The fastest way to understand Duckstring is to watch it run. The Playground is an in-browser simulation of the orchestration model: build a graph of Ponds and Ripples, send triggers, and watch freshness propagate. It runs entirely client-side — no install, no backend, no sign-up.

It uses the same state machine as the real runtime (the Python engine is a behaviour-for-behaviour port of the playground's reference implementation), so what you see is exactly how a deployed pipeline behaves — just with simulated work instead of real transforms.

What you can do

The playground opens with the demo pipeline from the Quickstart already loaded — transactions and products feeding sales, feeding reports — so you can start triggering immediately.

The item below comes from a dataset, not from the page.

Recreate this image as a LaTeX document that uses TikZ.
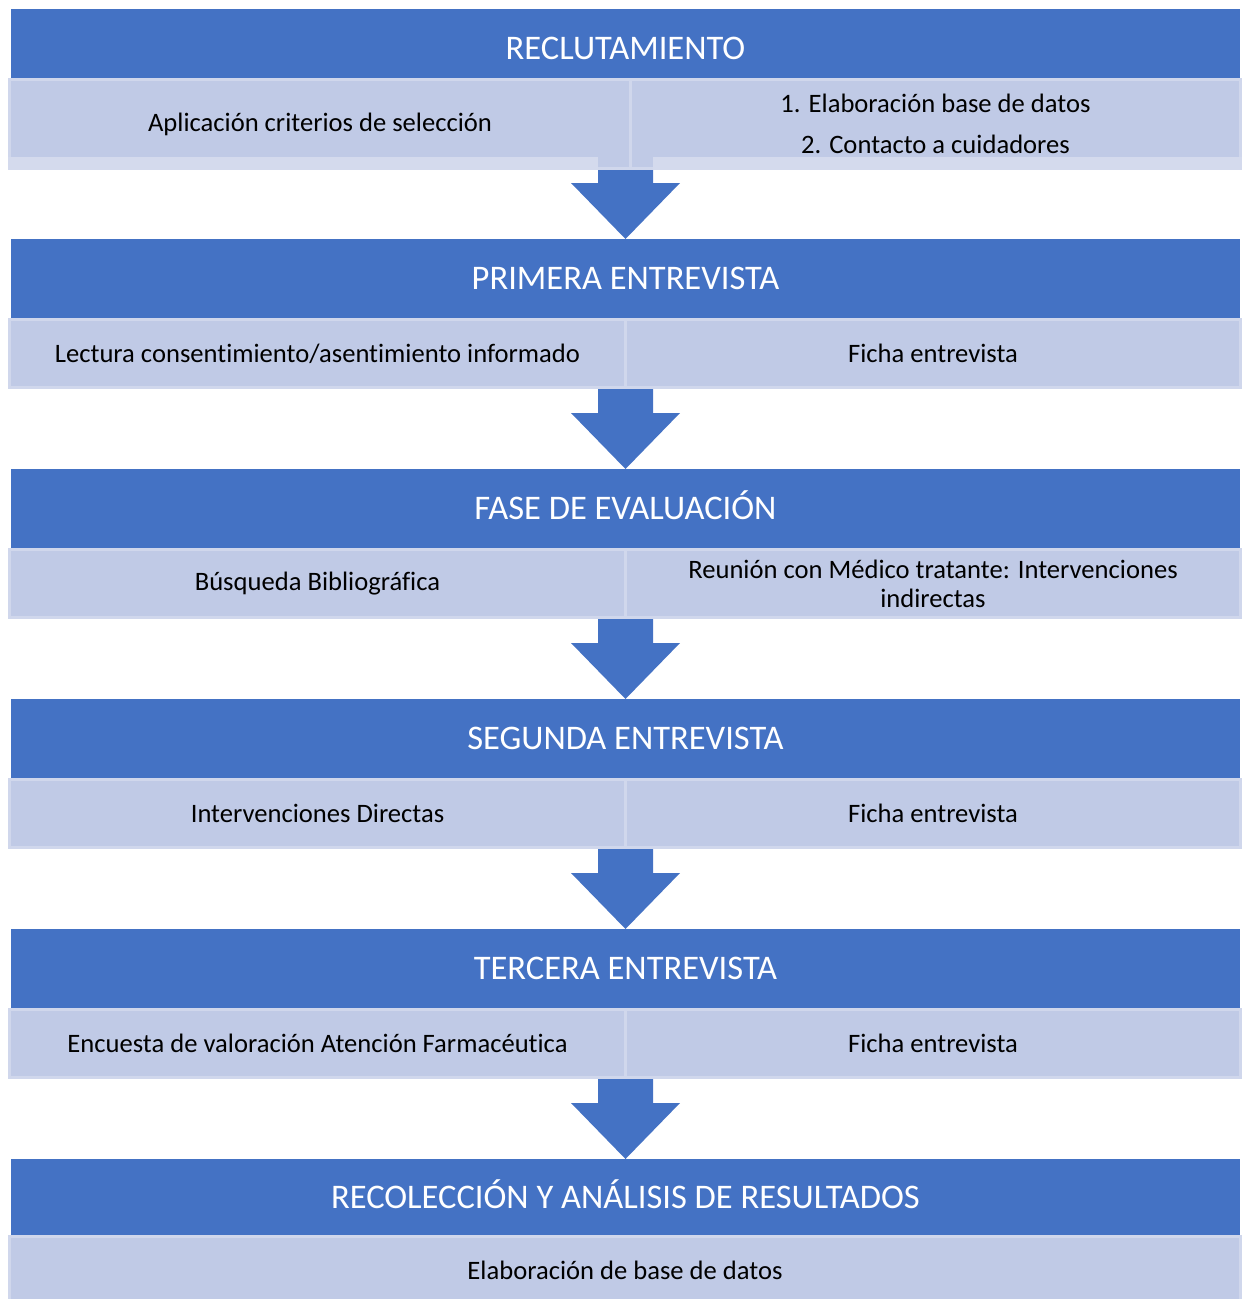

  • Send triggers. Select a Pond and send a Tap (pull once), Pulse (push once), Wave (standing pull), or Tide (standing push with a staleness bound). Watch demand tokens flow upstream and runs cascade back down.
  • Edit the topology. Add and delete Ponds, link them as Sources and Sinks, and add Ripples inside a Pond with their own parent links — the same graph you'd otherwise declare in code and pond.toml.
  • Tune the work. Set each Ripple's duration (and a variability factor) to model fast and slow transforms, then watch where the bottleneck forms.
  • Add Windows. Give an Inlet a recurring availability window and see how a downstream Wave throttles to it.
  • Control time. Pause, change the simulation speed, and read the event console and trace chart to follow exactly what fired and why.

Things worth trying

A few experiments that show off behaviour you won't get from a scheduler:

  1. Wave vs. the bottleneck. Start a Wave on the terminal Pond. Every Ripple settles into a cadence set by the slowest Ripple upstream — nothing runs faster than its consumer can use, with no rate limits configured anywhere.
  2. Tap, twice. Send one Tap and watch it propagate upstream; the upstream Ponds re-arm as it runs. Send a second Tap and notice it's supplied almost immediately — the pull model pre-positions fresh data for the next request.
  3. Tide vs. Wave. Put a 10-second Tide on the Outlet, then swap it for a Wave with a 10-second Window on the Inlets. Same once-per-10s outcome — but the Window pins when the run happens to when the source data is actually available.
  4. Overlapping runs. Make the pipeline longer than the trigger interval and watch multiple runs in flight at once. There is no concurrency cap; completions clock the cascade.

When the behaviour starts to make sense, Theory explains the rules behind it — and the Quickstart gets the real thing running on your machine in a few minutes.